+++ ENTRIES SHOWN +++

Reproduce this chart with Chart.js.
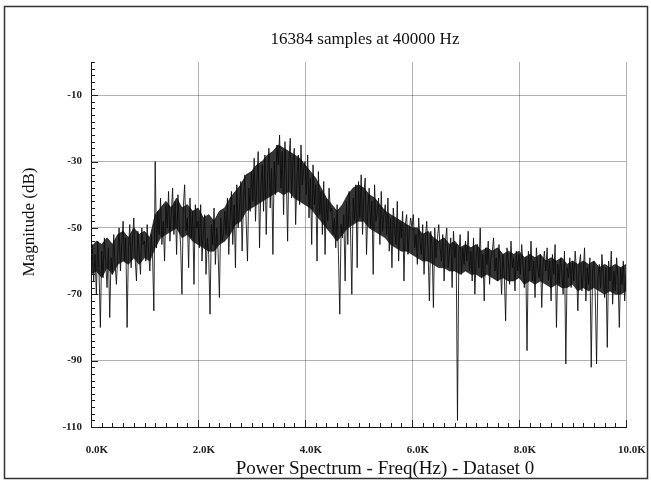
<!DOCTYPE html>
<html>
<head>
<meta charset="utf-8">
<title>Power Spectrum</title>
<script src="https://cdn.jsdelivr.net/npm/chart.js@4.4.1/dist/chart.umd.min.js"></script>
<style>
  html, body { margin: 0; padding: 0; background: #fff; }
  #wrap { width: 651px; height: 480px; position: relative; }
</style>
</head>
<body>
<div id="wrap"><canvas id="spectrum"></canvas></div>
<script>
// spacing (Hz) of the points
const binHz = 25;

// magnitude (dB), one row per 500 Hz
const magnitudeDb = [
  -62,-55,-66,-58,-70,-54,-63,-80,-57,-65,-53,-60,-68,-56,-77,-59,-64,-52,-61,-67,
  -58,-50,-63,-55,-48,-60,-53,-80,-56,-49,-62,-54,-47,-59,-66,-51,-57,-64,-50,-55,
  -54,-60,-49,-57,-63,-52,-58,-75,-30,-56,-45,-52,-41,-55,-48,-60,-43,-50,-39,-54,
  -46,-38,-52,-42,-58,-40,-49,-55,-70,-44,-37,-51,-47,-62,-41,-53,-45,-67,-43,-50,
  -48,-56,-43,-60,-51,-46,-64,-53,-58,-76,-49,-55,-44,-61,-50,-57,-71,-47,-54,-52,
  -45,-52,-41,-58,-47,-39,-55,-43,-62,-37,-50,-44,-36,-57,-42,-34,-48,-60,-38,-45,
  -33,-42,-29,-48,-36,-27,-56,-38,-31,-45,-28,-52,-35,-26,-44,-32,-58,-30,-40,-25,
  -31,-22,-38,-27,-46,-24,-34,-54,-29,-23,-41,-30,-26,-49,-35,-28,-43,-25,-37,-32,
  -30,-40,-28,-47,-35,-55,-31,-43,-37,-60,-33,-46,-39,-52,-36,-58,-41,-48,-38,-45,
  -44,-52,-47,-56,-43,-58,-76,-49,-53,-46,-66,-42,-55,-39,-50,-70,-41,-48,-37,-62,
  -36,-47,-34,-52,-40,-35,-58,-44,-38,-50,-42,-64,-37,-48,-45,-41,-55,-39,-51,-46,
  -43,-52,-41,-57,-47,-62,-44,-50,-55,-42,-60,-48,-53,-45,-66,-49,-46,-58,-51,-47,
  -50,-46,-56,-52,-61,-47,-54,-58,-49,-64,-53,-48,-57,-72,-51,-55,-74,-50,-59,-53,
  -49,-56,-60,-52,-66,-54,-50,-62,-57,-53,-68,-51,-59,-55,-108,-58,-52,-64,-56,-61,
  -54,-60,-51,-63,-57,-66,-53,-70,-59,-55,-62,-50,-65,-58,-72,-56,-61,-54,-67,-59,
  -57,-53,-63,-59,-66,-55,-61,-70,-58,-64,-78,-56,-60,-67,-54,-62,-59,-69,-57,-63,
  -58,-64,-55,-61,-68,-59,-87,-57,-63,-54,-66,-60,-71,-56,-62,-65,-58,-74,-61,-57,
  -63,-56,-66,-60,-72,-58,-64,-55,-80,-61,-67,-59,-63,-70,-57,-91,-62,-65,-59,-68,
  -60,-66,-57,-63,-75,-61,-58,-69,-64,-56,-72,-62,-67,-59,-92,-63,-60,-70,-91,-65,
  -61,-68,-58,-64,-71,-62,-86,-60,-66,-57,-73,-63,-69,-59,-65,-80,-62,-67,-60,-72,-64
];

// dense dark core of the trace, read every 100 Hz (0.0K .. 10.0K), one row per 2 kHz
const coreStepHz = 100;
const coreTopDb = [
  -56,-54,-55,-53,-55,-52,-51,-53,-50,-52,-51,-53,-46,-44,-42,-44,-41,-44,-43,-45,
  -44,-47,-46,-48,-45,-44,-41,-39,-37,-34,-33,-31,-30,-28,-27,-25,-26,-27,-28,-29,
  -31,-33,-35,-38,-41,-43,-45,-43,-40,-38,-37,-38,-40,-41,-43,-45,-46,-47,-48,-49,
  -50,-50,-52,-51,-53,-54,-53,-55,-54,-56,-55,-56,-55,-57,-56,-57,-56,-58,-57,-58,
  -57,-59,-58,-59,-58,-60,-59,-60,-59,-61,-60,-61,-60,-61,-60,-62,-61,-62,-61,-62,
  -61
];
const coreBottomDb = [
  -64,-63,-65,-62,-64,-61,-60,-61,-59,-61,-59,-60,-56,-53,-52,-51,-50,-53,-52,-54,
  -55,-56,-57,-57,-55,-54,-52,-49,-48,-45,-44,-43,-42,-41,-40,-39,-40,-39,-41,-42,
  -43,-44,-46,-48,-50,-52,-54,-52,-50,-49,-48,-48,-50,-51,-52,-53,-55,-56,-57,-57,
  -58,-59,-60,-60,-61,-62,-62,-63,-63,-64,-63,-64,-64,-65,-64,-65,-66,-65,-66,-66,
  -65,-67,-66,-67,-66,-67,-68,-67,-68,-68,-67,-69,-68,-69,-68,-69,-70,-69,-70,-70,
  -69
];

const xTickHz = [0, 2000, 4000, 6000, 8000, 10000];
const yTickDb = [-110, -90, -70, -50, -30, -10];

const chartTitle = '16384 samples at 40000 Hz';
const xTitle = 'Power Spectrum - Freq(Hz) - Dataset 0';
const yTitle = 'Magnitude (dB)';

const serif = '"Liberation Serif", "Times New Roman", serif';

// titles, inward minor ticks and the outer frame
const decorations = {
  id: 'decorations',
  afterDraw(chart) {
    const { ctx, scales: { x, y } } = chart;
    ctx.save();
    ctx.strokeStyle = '#222';
    ctx.lineWidth = 1;
    ctx.beginPath();
    for (let f = 0; f <= 10000; f += 200) {
      const px = Math.round(x.getPixelForValue(f)) + 0.5;
      const len = f % 2000 === 0 ? 7 : 4;
      ctx.moveTo(px, y.bottom);
      ctx.lineTo(px, y.bottom - len);
    }
    for (let v = -110; v <= 0; v += 2) {
      const py = Math.round(y.getPixelForValue(v)) + 0.5;
      const len = (v + 110) % 20 === 0 ? 7 : 4;
      ctx.moveTo(x.left, py);
      ctx.lineTo(x.left + len, py);
    }
    ctx.stroke();

    ctx.fillStyle = '#111';
    ctx.textAlign = 'center';
    ctx.textBaseline = 'middle';
    ctx.font = '17px ' + serif;
    ctx.fillText(chartTitle, 365, 40);
    ctx.font = '19px ' + serif;
    ctx.fillText(xTitle, 385, 469);
    ctx.translate(30, 222);
    ctx.rotate(-Math.PI / 2);
    ctx.font = '17px ' + serif;
    ctx.fillText(yTitle, 0, 0);
    ctx.restore();

    ctx.save();
    ctx.strokeStyle = '#333';
    ctx.lineWidth = 1.5;
    ctx.strokeRect(4.5, 6.5, 643, 472);
    ctx.restore();
  }
};

new Chart(document.getElementById('spectrum'), {
  type: 'line',
  data: {
    datasets: [{
      label: 'core top',
      data: coreTopDb.map((v, i) => ({ x: i * coreStepHz, y: v })),
      borderWidth: 1,
      borderColor: 'rgba(20,20,20,0.8)',
      backgroundColor: 'rgba(8,8,8,0.82)',
      pointRadius: 0,
      fill: '+1',
      order: 2
    }, {
      label: 'core bottom',
      data: coreBottomDb.map((v, i) => ({ x: i * coreStepHz, y: v })),
      borderWidth: 1,
      borderColor: 'rgba(40,40,40,0.6)',
      pointRadius: 0,
      fill: false,
      order: 2
    }, {
      label: 'Dataset 0',
      data: magnitudeDb.map((v, i) => ({ x: i * binHz, y: v })),
      borderColor: 'rgba(10,10,10,0.85)',
      borderWidth: 1,
      pointRadius: 0,
      tension: 0,
      fill: false,
      order: 1
    }]
  },
  options: {
    responsive: true,
    maintainAspectRatio: false,
    animation: false,
    layout: { padding: { top: 62, right: 25, left: 0, bottom: 0 } },
    plugins: {
      legend: { display: false },
      tooltip: { enabled: false }
    },
    scales: {
      x: {
        type: 'linear',
        min: 0,
        max: 10000,
        afterFit: s => { s.height = 53; s.paddingLeft = 0; s.paddingRight = 0; },
        afterBuildTicks: s => { s.ticks = xTickHz.map(v => ({ value: v })); },
        grid: { color: 'rgba(0,0,0,0.3)', lineWidth: 1, drawTicks: false },
        border: { display: true, color: '#111', width: 1 },
        ticks: {
          padding: 17,
          labelOffset: 6,
          maxRotation: 0,
          color: '#222',
          font: { family: serif, size: 11, weight: 'bold' },
          callback: v => (v / 1000).toFixed(1) + 'K'
        }
      },
      y: {
        type: 'linear',
        min: -110,
        max: 0,
        afterFit: s => { s.width = 91; },
        afterBuildTicks: s => { s.ticks = yTickDb.map(v => ({ value: v })); },
        grid: { color: 'rgba(0,0,0,0.3)', lineWidth: 1, drawTicks: false },
        border: { display: true, color: '#111', width: 1 },
        ticks: {
          padding: 9,
          color: '#222',
          font: { family: serif, size: 11, weight: 'bold' }
        }
      }
    }
  },
  plugins: [decorations]
});
</script>
</body>
</html>
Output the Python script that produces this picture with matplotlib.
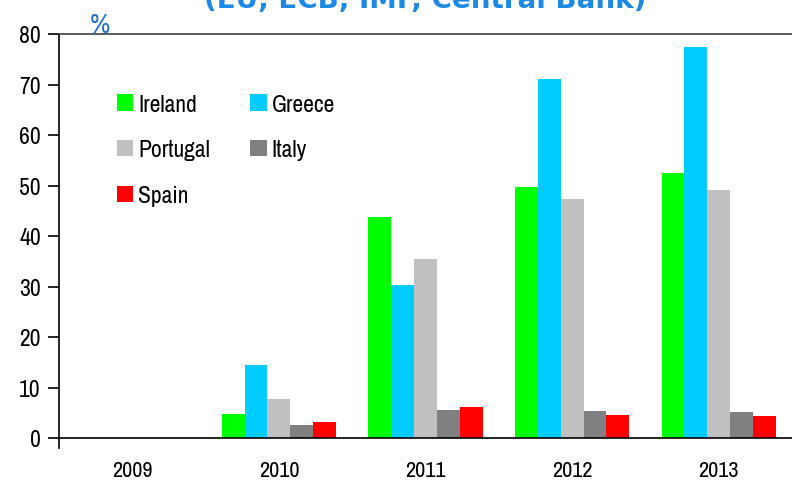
import numpy as np
import matplotlib
matplotlib.use("Agg")
import matplotlib.pyplot as plt
from matplotlib import font_manager

# Datos
years = ["2009", "2010", "2011", "2012", "2013"]
ireland = [0, 4.8, 43.8, 49.7, 52.4]
greece = [0, 14.4, 30.3, 71.0, 77.4]
portugal = [0, 7.8, 35.4, 47.3, 49.1]
italy = [0, 2.6, 5.5, 5.3, 5.1]
spain = [0, 3.1, 6.1, 4.6, 4.4]

series = [("Ireland", ireland, "#00FF00"),
          ("Greece", greece, "#00CCFF"),
          ("Portugal", portugal, "#C0C0C0"),
          ("Italy", italy, "#808080"),
          ("Spain", spain, "#FF0000")]

nombres = sorted({f.name for f in font_manager.fontManager.ttflist})
estrechas = [n for n in nombres if "Narrow" in n or "Condensed" in n]
plt.rcParams["font.family"] = estrechas[:1] + ["DejaVu Sans"]
plt.rcParams["font.stretch"] = "condensed"

fig = plt.figure(figsize=(7.92, 4.85), dpi=100)
ax = fig.add_axes([59 / 792, 1 - 439 / 485, 1 - 59 / 792, (439 - 35) / 485])

x = np.arange(len(years))
ancho = 0.156
barras = {}
for i, (nombre, valores, color) in enumerate(series):
    barras[nombre] = ax.bar(x + (i - 2) * ancho, valores, ancho, color=color,
                            label=nombre, linewidth=0)

ax.set_xlim(-0.5, 4.5)
ax.set_ylim(0, 80)
ax.set_yticks(range(0, 81, 10))
ax.set_xticks(x)
ax.set_xticklabels(years)
ax.tick_params(axis="x", length=0, pad=16, labelsize=16)
ax.tick_params(axis="y", length=8, width=1.2, direction="out", labelsize=17, pad=5)
ax.spines["right"].set_visible(False)
for lado in ["left", "bottom", "top"]:
    ax.spines[lado].set_linewidth(1.2)
ax.spines["left"].set_bounds(-2, 80)
ax.spines["top"].set_color("#404040")

orden = ["Ireland", "Portugal", "Spain", "Greece", "Italy"]
ax.legend([barras[n] for n in orden], orden, ncol=2, loc="upper left",
          bbox_to_anchor=(0.05, 0.905), frameon=False, fontsize=17,
          handlelength=0.7, handleheight=0.7, handletextpad=0.2,
          columnspacing=1.7, labelspacing=1.05)

fig.text(0.537, 1 - 8 / 485, "(EU, ECB, IMF, Central Bank)", color="#1E88E5",
         fontsize=20, fontweight="bold", ha="center", va="baseline",
         family="DejaVu Sans", stretch="normal")
fig.text(0.126, 1 - 33 / 485, "%", color="#1E6FC8", fontsize=20,
         ha="center", va="baseline")

fig.savefig("out.png", dpi=100)
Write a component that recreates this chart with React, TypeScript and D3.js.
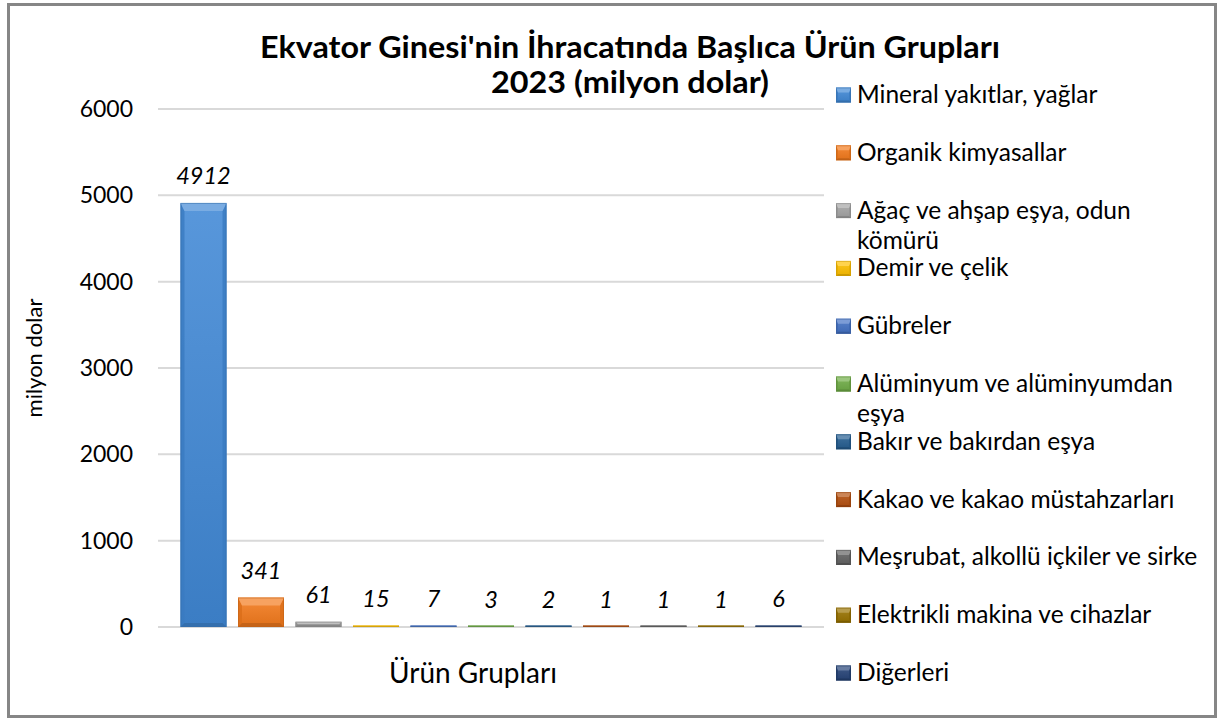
import React from "react";
import * as d3 from "d3";

const categories = [
  "Mineral yakıtlar, yağlar",
  "Organik kimyasallar",
  "Ağaç ve ahşap eşya, odun kömürü",
  "Demir ve çelik",
  "Gübreler",
  "Alüminyum ve alüminyumdan eşya",
  "Bakır ve bakırdan eşya",
  "Kakao ve kakao müstahzarları",
  "Meşrubat, alkollü içkiler ve sirke",
  "Elektrikli makina ve cihazlar",
  "Diğerleri",
];
const values = [4912, 341, 61, 15, 7, 3, 2, 1, 1, 1, 6];
const legendLines = [
  ["Mineral yakıtlar, yağlar"],
  ["Organik kimyasallar"],
  ["Ağaç ve ahşap eşya, odun", "kömürü"],
  ["Demir ve çelik"],
  ["Gübreler"],
  ["Alüminyum ve alüminyumdan", "eşya"],
  ["Bakır ve bakırdan eşya"],
  ["Kakao ve kakao müstahzarları"],
  ["Meşrubat, alkollü içkiler ve sirke"],
  ["Elektrikli makina ve cihazlar"],
  ["Diğerleri"],
];
const colors = [
  "#4189d6", "#f47a1c", "#a5a5a5", "#ffc000", "#4472c4", "#70ad47",
  "#255e91", "#b5500f", "#636363", "#997300", "#264478",
];
const yTicks = [0, 1000, 2000, 3000, 4000, 5000, 6000];
const titleLines = ["Ekvator Ginesi'nin İhracatında Başlıca Ürün Grupları", "2023 (milyon dolar)"];
const titleWidths = [740, 278];
const yTitle = "milyon dolar";
const xTitle = "Ürün Grupları";

const W = 1219, H = 720;
const plotL = 158, plotR = 824, plotT = 109, plotB = 627;

function Bevel({ id, x, y, w, h, color, b, side }: any) {
  const c = d3.color(color) as any;
  const light = d3.interpolateRgb(color, "#ffffff")(0.3);
  const dark = c.darker(0.7).toString();
  const mid = c.darker(0.3).toString();
  const top = d3.interpolateRgb(color, "#ffffff")(0.12);
  const bot = c.darker(0.25).toString();
  const bb = Math.min(b, h / 2, w / 2);
  const sb = Math.min(side, h / 2, w / 2);
  const x2 = x + w, y2 = y + h;
  return (
    <g>
      <defs>
        <linearGradient id={id} x1="0" y1="0" x2="0" y2="1">
          <stop offset="0" stopColor={top} />
          <stop offset="1" stopColor={bot} />
        </linearGradient>
      </defs>
      <rect x={x} y={y} width={w} height={h} fill={`url(#${id})`} />
      <polygon points={`${x},${y} ${x + sb},${y + bb} ${x + sb},${y2 - sb} ${x},${y2}`} fill={mid} opacity={0.8} />
      <polygon points={`${x2},${y} ${x2},${y2} ${x2 - sb},${y2 - sb} ${x2 - sb},${y + bb}`} fill={mid} opacity={0.8} />
      <polygon points={`${x},${y2} ${x + sb},${y2 - sb} ${x2 - sb},${y2 - sb} ${x2},${y2}`} fill={dark} opacity={0.8} />
      <polygon points={`${x},${y} ${x2},${y} ${x2 - sb},${y + bb} ${x + sb},${y + bb}`} fill={light} />
      <rect x={x + 0.5} y={y + 0.5} width={Math.max(0, w - 1)} height={Math.max(0, h - 1)} fill="none" stroke={dark} strokeOpacity={0.5} strokeWidth={1} />
    </g>
  );
}

export default function App() {
  const x = d3.scaleBand<string>().domain(categories).range([plotL + 16.75, plotR - 16.75]).paddingInner(0.2).paddingOuter(0.1);
  const y = d3.scaleLinear().domain([0, 6000]).range([plotB, plotT]);
  const font = "Lato, 'Open Sans', sans-serif";
  const legendY0 = 95, legendStep = 57.8;
  return (
    <svg width={W} height={H} style={{ position: "absolute", left: 0, top: 0, background: "#fff" }} fontFamily={font}>
      <rect x={0} y={0} width={W} height={H} fill="#fff" />
      <rect x={8.5} y={4.5} width={1207} height={712} fill="#fff" stroke="#868686" strokeWidth={3} />
      {titleLines.map((t, i) => (
        <text key={i} x={630} y={58 + i * 35} textAnchor="middle" fontWeight="bold" fontSize={31} fill="#000" textLength={titleWidths[i]} lengthAdjust="spacingAndGlyphs">{t}</text>
      ))}
      {yTicks.map((t) => (
        <g key={t}>
          <line x1={plotL} x2={plotR} y1={y(t)} y2={y(t)} stroke="#d9d9d9" strokeWidth={2} />
          <text x={133} y={y(t) + 8} textAnchor="end" fontSize={23} fill="#000">{t}</text>
        </g>
      ))}
      <text transform={`translate(42,${358}) rotate(-90)`} textAnchor="middle" fontSize={22} fill="#000">{yTitle}</text>
      <text x={473} y={683} textAnchor="middle" fontSize={28} fill="#000">{xTitle}</text>
      {categories.map((c, i) => {
        const bx = x(c)!;
        const bw = x.bandwidth();
        const top = y(values[i]);
        const h = Math.max(plotB - top, 1.5);
        return (
          <g key={c}>
            <Bevel id={`g${i}`} x={bx} y={plotB - h} w={bw} h={h} color={colors[i]} b={8} side={4} />
            <text x={bx + bw / 2} y={top - 19} textAnchor="middle" fontStyle="italic" fontSize={23.5} fill="#000">{values[i]}</text>
          </g>
        );
      })}
      {legendLines.map((lines, i) => {
        const cy = legendY0 + i * legendStep;
        return (
          <g key={i}>
            <Bevel id={`l${i}`} x={836} y={cy - 7.5} w={15} h={15} color={colors[i]} b={5} side={2} />
            {lines.map((l, j) => (
              <text key={j} x={857} y={cy + 8 + j * 30} fontSize={24.5} fill="#000">{l}</text>
            ))}
          </g>
        );
      })}
    </svg>
  );
}
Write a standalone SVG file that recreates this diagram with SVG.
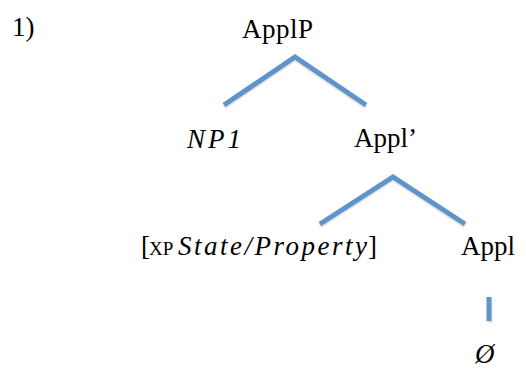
<svg xmlns="http://www.w3.org/2000/svg" width="526" height="369" viewBox="0 0 526 369">
<style>
.e{fill:none;stroke:#5F93CB;stroke-width:5;stroke-linecap:butt;stroke-linejoin:miter}
.s{fill:none;stroke:#000;stroke-opacity:0.10;stroke-width:5}
</style>
<rect width="526" height="369" fill="#fff"/>
<g id="connectors">
<polyline class="s" points="224,107 295,59 366,107"/>
<polyline class="s" points="320,226 393,179 465,226"/>
<line class="s" x1="490" y1="299" x2="490" y2="323"/>
<polyline class="e" points="224,105 295,57 366,105"/>
<polyline class="e" points="320,224 393,177 465,224"/>
<line class="e" x1="489" y1="297" x2="489" y2="321"/>
</g>
<g id="label1"><text x="12" y="36" font-family="Liberation Serif" font-size="27">1)</text></g>
<g id="ApplP"><text x="242" y="38" font-family="Liberation Serif" font-size="27" textLength="71" lengthAdjust="spacing">ApplP</text></g>
<g id="NP1"><text x="187" y="148" font-family="Liberation Serif" font-style="italic" font-size="27" textLength="54" lengthAdjust="spacing">NP1</text></g>
<g id="Applbar"><text x="354" y="147" font-family="Liberation Serif" font-size="27">Appl’</text></g>
<g id="XP"><text x="141" y="255" font-family="Liberation Serif" font-size="27">[</text><text x="149" y="255" font-family="Liberation Serif" font-size="19">XP</text><text x="178" y="255" font-family="Liberation Serif" font-style="italic" font-size="27" textLength="189" lengthAdjust="spacing">State/Property</text><text x="368" y="255" font-family="Liberation Serif" font-size="27">]</text></g>
<g id="Appl"><text x="461" y="255" font-family="Liberation Serif" font-size="27">Appl</text></g>
<g id="null"><text x="475" y="363" font-family="Liberation Serif" font-style="italic" font-size="27">Ø</text></g>
</svg>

+++

▶ _GIVEN TASK_
Locate "Write a standalone" in the entries above. Copy, exactly and only, the lines from that line to the end, leaving out the pictures.

▶ _ANSWER TO THIS EXERCISE_
Write a standalone SVG file that recreates this diagram with SVG.
<svg xmlns="http://www.w3.org/2000/svg" width="526" height="369" viewBox="0 0 526 369">
<style>
.e{fill:none;stroke:#5F93CB;stroke-width:5;stroke-linecap:butt;stroke-linejoin:miter}
.s{fill:none;stroke:#000;stroke-opacity:0.10;stroke-width:5}
</style>
<rect width="526" height="369" fill="#fff"/>
<g id="connectors">
<polyline class="s" points="224,107 295,59 366,107"/>
<polyline class="s" points="320,226 393,179 465,226"/>
<line class="s" x1="490" y1="299" x2="490" y2="323"/>
<polyline class="e" points="224,105 295,57 366,105"/>
<polyline class="e" points="320,224 393,177 465,224"/>
<line class="e" x1="489" y1="297" x2="489" y2="321"/>
</g>
<g id="label1"><text x="12" y="36" font-family="Liberation Serif" font-size="27">1)</text></g>
<g id="ApplP"><text x="242" y="38" font-family="Liberation Serif" font-size="27" textLength="71" lengthAdjust="spacing">ApplP</text></g>
<g id="NP1"><text x="187" y="148" font-family="Liberation Serif" font-style="italic" font-size="27" textLength="54" lengthAdjust="spacing">NP1</text></g>
<g id="Applbar"><text x="354" y="147" font-family="Liberation Serif" font-size="27">Appl’</text></g>
<g id="XP"><text x="141" y="255" font-family="Liberation Serif" font-size="27">[</text><text x="149" y="255" font-family="Liberation Serif" font-size="19">XP</text><text x="178" y="255" font-family="Liberation Serif" font-style="italic" font-size="27" textLength="189" lengthAdjust="spacing">State/Property</text><text x="368" y="255" font-family="Liberation Serif" font-size="27">]</text></g>
<g id="Appl"><text x="461" y="255" font-family="Liberation Serif" font-size="27">Appl</text></g>
<g id="null"><text x="475" y="363" font-family="Liberation Serif" font-style="italic" font-size="27">Ø</text></g>
</svg>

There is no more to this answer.